The day in the life of a parent is frenetic.
Within 60 seconds, the following thoughts have crossed my mind: Those pants are 2 inches short, I guess she grew overnight! Maybe I can pick up new pants on my lunch break. Did I pack my lunch? I have to take the car in by 10 a.m. if I don’t want to risk getting pulled over for expired tags. Ouch, a Lego. I can hobble to the car, we’re late. Does that cough sound worse than yesterday? Does the doctor have evening hours today? Does she have her shoes on? Yes? Socks? Whatever. Let’s go.
Parents are constantly negotiating, analyzing risk, giving advice and warnings, loving and also trying to live in the moment with their children. According to the American Psychological Association, American parents and children are both experiencing high levels of stress that negatively impact our decision making as well as our overall health.
Moms and dads don’t want to put their children in danger, but stress, lack of sleep and busy schedules can lead to a crush of pressure that affects decision making. Here is a look at common mistakes and how to avoid them.
Car Seat Safety
American families spend lots of time in the car. To and from school, work, play practice and the swimming pool, we are an automobile-dependent society.
According to the National Highway Traffic Safety Administration (NHSTA), 75 percent of car seats are misused or installed incorrectly. That’s three out of four! However, these seats are only tested as installed per the owner’s manual, so any use other than the correct install is untested and unsafe.
Take the time to ensure your car seat is installed correctly. The car seat shouldn’t move any more than an inch in one direction along the seat belt path. The straps should begin at or below the shoulder if your kid is rear-facing and at or above the shoulders if they are forward-facing.

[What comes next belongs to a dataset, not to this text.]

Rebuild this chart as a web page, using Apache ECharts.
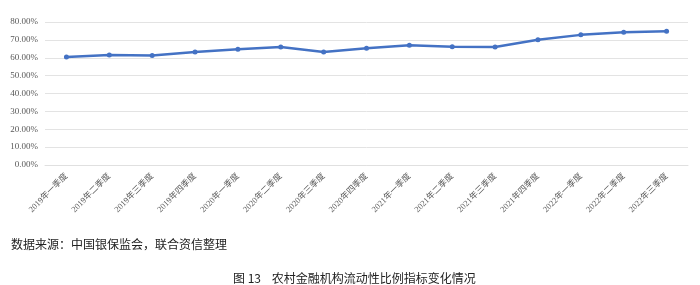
<!DOCTYPE html>
<html><head><meta charset="utf-8">
<script src="https://cdn.jsdelivr.net/npm/echarts@6/dist/echarts.min.js"></script>
<style>html,body{margin:0;padding:0;background:#fff}#c{width:700px;height:285px}</style>
</head><body><div id="c"></div>
<script>
const categories = ['2019年一季度','2019年二季度','2019年三季度','2019年四季度','2020年一季度','2020年二季度','2020年三季度','2020年四季度','2021年一季度','2021年二季度','2021年三季度','2021年四季度','2022年一季度','2022年二季度','2022年三季度'];
const liquidityRatio = [60.4, 61.6, 61.2, 63.2, 64.7, 66.0, 63.2, 65.3, 67.0, 66.2, 66.0, 70.1, 72.8, 74.3, 74.8];
const yTicks = [0, 10, 20, 30, 40, 50, 60, 70, 80];
const sourceText = '数据来源：中国银保监会，联合资信整理';
const titleText = '图 13    农村金融机构流动性比例指标变化情况';

const chart = echarts.init(document.getElementById('c'));
chart.setOption({
  animation: false,
  title: [
    {text: sourceText, left: 6, top: 233, textStyle: {fontFamily: 'Noto Sans CJK SC', fontSize: 12, fontWeight: 'normal', color: '#222'}},
    {text: titleText, left: 228, top: 267, textStyle: {fontFamily: 'Noto Sans CJK SC', fontSize: 12, fontWeight: 'normal', color: '#222'}}
  ],
  grid: {left: 45, right: 12, top: 22, bottom: 120},
  xAxis: {
    type: 'category', data: categories, boundaryGap: true,
    axisLine: {show: true, lineStyle: {color: '#e0e0e0'}},
    axisTick: {show: false},
    axisLabel: {rotate: 45, interval: 0, fontSize: 8.5, color: '#595959', fontFamily: 'Liberation Serif, Noto Sans CJK SC', margin: 10}
  },
  yAxis: {
    type: 'value', min: yTicks[0], max: yTicks[yTicks.length - 1], interval: 10,
    axisLine: {show: false}, axisTick: {show: false},
    splitLine: {lineStyle: {color: '#e3e3e3'}},
    axisLabel: {formatter: v => v.toFixed(2) + '%', fontSize: 9, color: '#595959', fontFamily: 'Liberation Serif', margin: 7}
  },
  series: [{
    type: 'line', data: liquidityRatio,
    symbol: 'circle', symbolSize: 5,
    lineStyle: {color: '#4472C4', width: 2.5},
    itemStyle: {color: '#4472C4'}
  }]
});
</script></body></html>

The top of the chest clip should be parallel with your child’s armpits and in the middle of the chest, and you should not be able to pinch any seat belt fabric between your fingers to ensure it is tight enough. If it’s winter, don’t buckle your child in with a puffy coat on, as that could add up to four inches to the harness, making it too loose to function properly in a crash.
This may seem like a lot to remember, but by practicing these steps they will become a habit in no time. If you don’t think you’ve installed your seat correctly, check with a certified car seat technician.
Driving While Impaired
You probably think it won’t happen to you. “There is no way I’d drive drunk, especially not with my kid in the car,” you say. However, it happens. According to Mothers Against Drunk Driving, in one year, more than 120 kids are killed in car accidents as occupants of the vehicle. This doesn’t count those who are killed as pedestrians or in other cars. Also, more than 1.1. million people were arrested for driving under the influence in 2014.

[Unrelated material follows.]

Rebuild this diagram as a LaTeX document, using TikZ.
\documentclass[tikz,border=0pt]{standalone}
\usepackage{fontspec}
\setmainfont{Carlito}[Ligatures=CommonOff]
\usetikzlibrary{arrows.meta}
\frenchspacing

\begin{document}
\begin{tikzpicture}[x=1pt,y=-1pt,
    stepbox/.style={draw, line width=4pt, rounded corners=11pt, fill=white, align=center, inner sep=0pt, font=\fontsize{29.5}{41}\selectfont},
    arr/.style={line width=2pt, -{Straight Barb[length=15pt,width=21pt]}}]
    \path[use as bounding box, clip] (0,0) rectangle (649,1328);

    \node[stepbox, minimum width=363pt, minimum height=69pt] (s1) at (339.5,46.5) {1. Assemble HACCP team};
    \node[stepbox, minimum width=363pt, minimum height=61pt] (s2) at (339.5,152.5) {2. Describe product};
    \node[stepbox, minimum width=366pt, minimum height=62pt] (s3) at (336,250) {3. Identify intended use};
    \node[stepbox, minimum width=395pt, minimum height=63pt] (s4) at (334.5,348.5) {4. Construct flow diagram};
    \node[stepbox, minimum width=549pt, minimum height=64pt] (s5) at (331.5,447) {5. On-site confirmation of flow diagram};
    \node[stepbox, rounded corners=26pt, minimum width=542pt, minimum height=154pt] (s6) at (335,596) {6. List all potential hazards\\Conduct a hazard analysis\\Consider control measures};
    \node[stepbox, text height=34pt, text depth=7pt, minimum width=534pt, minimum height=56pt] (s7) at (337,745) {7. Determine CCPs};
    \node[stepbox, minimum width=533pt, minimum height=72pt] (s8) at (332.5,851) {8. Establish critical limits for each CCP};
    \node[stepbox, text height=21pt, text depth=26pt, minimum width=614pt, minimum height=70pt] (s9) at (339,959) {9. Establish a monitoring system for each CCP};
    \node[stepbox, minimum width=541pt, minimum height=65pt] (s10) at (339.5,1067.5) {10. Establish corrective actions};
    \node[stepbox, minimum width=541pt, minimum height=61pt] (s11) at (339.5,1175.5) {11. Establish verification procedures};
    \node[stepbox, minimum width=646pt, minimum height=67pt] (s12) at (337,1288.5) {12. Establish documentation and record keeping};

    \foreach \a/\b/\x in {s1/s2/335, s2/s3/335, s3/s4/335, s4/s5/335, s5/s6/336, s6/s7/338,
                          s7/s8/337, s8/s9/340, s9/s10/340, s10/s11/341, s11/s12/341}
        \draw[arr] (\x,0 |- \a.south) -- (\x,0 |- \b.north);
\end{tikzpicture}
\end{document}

Perhaps you’re at a pizza party with other parents and kids and have one extra beer, or you didn’t realize you’d have to drive your child to a friend’s house after splitting a bottle of wine with your significant other at dinner.
Some of these parents are alcoholics, perhaps highly functional, who don’t recognize the risks or are in denial about just how much it impairs their judgement and decision-making ability.
Whether it’s the one extra drink or someone struggling with alcoholism, driving drunk turns your car into a killing machine. Be vigilant around alcohol or seek the help that you need for the sake of your children.
The explosion of smartphones and mobile devices has made parenting better in many ways. You can access homework assignments, FaceTime with Grandma, and contact parenting message boards full of advice.
In the car, however, these devices can lead to distracted driving. In 2014, 18 percent of injury-inducing crashes were caused by distracted driving. Even more mind-blowing, at any given moment in America, about 660,000 drivers are using electronic devices while the car is moving.
You may be tempted to find a video to distract your preschooler or text your spouse about dinner on the way home, but please resist the urge.
Distracted parents can also make the mistake of leaving their child in the car. It happens more than any of us would care to admit and, especially when we are out our regular routine, it could happen to anyone. Advocates for car safety recommend leaving something in the backseat like your purse or cellphone so you must check the back seat before leaving. If you leave your cellphone in the back seat, you won’t be able to text on it, so that provides a two-for-one benefit.
Being a parent is the most important job in society, so it’s no surprise it’s also the most stressful at times. Parents often say they would do anything to ensure their children are happy and healthy. However, the days are long, and in that tired, high-anxiety state, bad decisions can be made and mistakes can happen. By being mindful of car seat safety, impairment limits, and distracted driving, parents can keep their children out of danger.